*Extracted information*.
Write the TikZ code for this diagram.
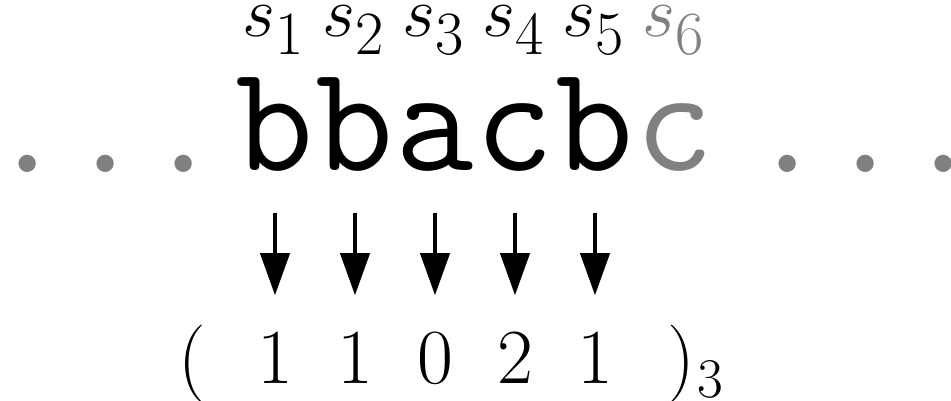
\RequirePackage{fix-cm}
\documentclass[tikz,border=0pt]{standalone}
\usetikzlibrary{arrows.meta}
\newcommand\sidx[1]{$s$\raisebox{-14.6pt}{\fontsize{50}{50}\selectfont #1}}
\tikzset{
  lettr/.style={font=\fontsize{152}{152}\selectfont\ttfamily, anchor=base, inner sep=0pt},
  digit/.style={font=\fontsize{78}{78}\selectfont, anchor=base, inner sep=0pt},
  subdig/.style={font=\fontsize{56}{56}\selectfont, anchor=base, inner sep=0pt},
  slab/.style={font=\fontsize{58}{58}\selectfont, anchor=base, inner sep=0pt, scale=1.23},
  dotsn/.style={font=\fontsize{178}{178}\selectfont, anchor=base, inner sep=0pt, text=gray},
  faded/.style={text=gray},
  arr/.style={line width=4pt, -{Triangle[width=29pt,length=42pt]}, shorten <=41pt, shorten >=36pt}
}
\begin{document}
\begin{tikzpicture}[x=1pt,y=-1pt]
\useasboundingbox (0,0) rectangle (951,401);
% index labels
\node[slab] (s1) at (273,37) {\sidx{1}};
\node[slab] (s2) at (353,37) {\sidx{2}};
\node[slab] (s3) at (433,37) {\sidx{3}};
\node[slab] (s4) at (513,37) {\sidx{4}};
\node[slab] (s5) at (593,37) {\sidx{5}};
\node[slab,faded] (s6) at (673,37) {\sidx{6}};
% dots
\node[dotsn] (dl) at (106,172) {$\ldots$};
\node[dotsn] (dr) at (866,172) {$\ldots$};
% letters
\node[lettr] (l1) at (275,171) {b};
\node[lettr] (l2) at (355,171) {b};
\node[lettr] (l3) at (435,171) {a};
\node[lettr] (l4) at (515,171) {c};
\node[lettr] (l5) at (595,171) {b};
\node[lettr,faded] (l6) at (675,171) {c};
% digits
\node[digit] (po) at (192,383) {(};
\node[digit] (d1) at (275,383) {1};
\node[digit] (d2) at (355,383) {1};
\node[digit] (d3) at (435,383) {0};
\node[digit] (d4) at (515,383) {2};
\node[digit] (d5) at (595,383) {1};
\node[digit] (pc) at (681,383) {)};
\node[subdig] (base) at (710,397) {3};
% arrows
\draw[arr] (l1.south) -- (d1.north);
\draw[arr] (l2.south) -- (d2.north);
\draw[arr] (l3.south) -- (d3.north);
\draw[arr] (l4.south) -- (d4.north);
\draw[arr] (l5.south) -- (d5.north);
\end{tikzpicture}
\end{document}
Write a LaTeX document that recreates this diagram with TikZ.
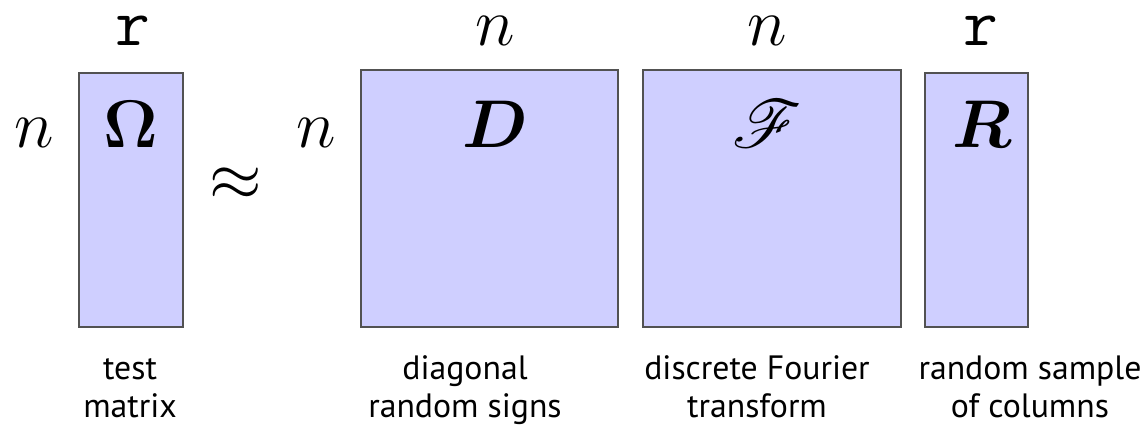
\RequirePackage{fix-cm}
\documentclass[tikz,border=0pt]{standalone}
\usepackage{fontspec}
\usepackage{amsmath}
\usepackage{amssymb}
\usepackage{mathrsfs}
\DeclareFontFamily{U}{rsfs}{\skewchar\font127 }
\DeclareFontShape{U}{rsfs}{m}{n}{<-> rsfs10}{}
\newfontfamily\capfont{PT Sans}
\tikzset{
  matbox/.style={draw=black!68, line width=1.8pt, fill=blue!19, inner sep=0},
  bigmath/.style={font=\fontsize{48}{58}\selectfont, inner sep=0, anchor=base},
  caption/.style={font=\capfont\fontsize{24}{27}\selectfont, align=center, inner sep=0, anchor=base}
}

\begin{document}
\begin{tikzpicture}[x=0.025cm,y=-0.025cm]
\useasboundingbox (0,0) rectangle (1144,424);
% the four matrices
\node[matbox, minimum width=2.6cm,   minimum height=6.35cm]  (omega) at (131,200)   {};
\node[matbox, minimum width=6.425cm, minimum height=6.425cm] (dmat)  at (489.5,198.5) {};
\node[matbox, minimum width=6.45cm,  minimum height=6.425cm] (fmat)  at (772,198.5) {};
\node[matbox, minimum width=2.575cm, minimum height=6.35cm]  (rmat)  at (976.5,200) {};
% names inside
\node[bigmath] (omeganame) at (131,147) {$\boldsymbol{\Omega}$};
\node[bigmath] (dname)     at (495,147) {$\boldsymbol{D}$};
\node[bigmath] (fname)     at (767,147) {$\mathscr{F}$};
\node[bigmath] (rname)     at (982,147) {$\boldsymbol{R}$};
% sizes
\node[bigmath] (omegacols) at (133,45)  {\texttt{r}};
\node[bigmath] (omegarows) at (34,147)  {$n$};
\node[bigmath] (dcols)     at (495,45)  {$n$};
\node[bigmath] (drows)     at (316,147) {$n$};
\node[bigmath] (fcols)     at (767,45)  {$n$};
\node[bigmath] (rcols)     at (981,45)  {\texttt{r}};
\node[font=\fontsize{48}{58}\selectfont, inner sep=0] (approx) at (236,184) {$\approx$};
% captions
\node[caption] (omegacap) at (130,417)  {test\\matrix};
\node[caption] (dcap)     at (465,417)  {diagonal\\random signs};
\node[caption] (fcap)     at (757,417)  {discrete Fourier\\transform};
\node[caption] (rcap)     at (1030,417) {random sample\\of columns};
\end{tikzpicture}
\end{document}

*Problem to work on*. From the listing above, copy all lines holding the word "Write".

*In response*.
Write the TikZ code for this diagram.
Write a LaTeX document that recreates this diagram with TikZ.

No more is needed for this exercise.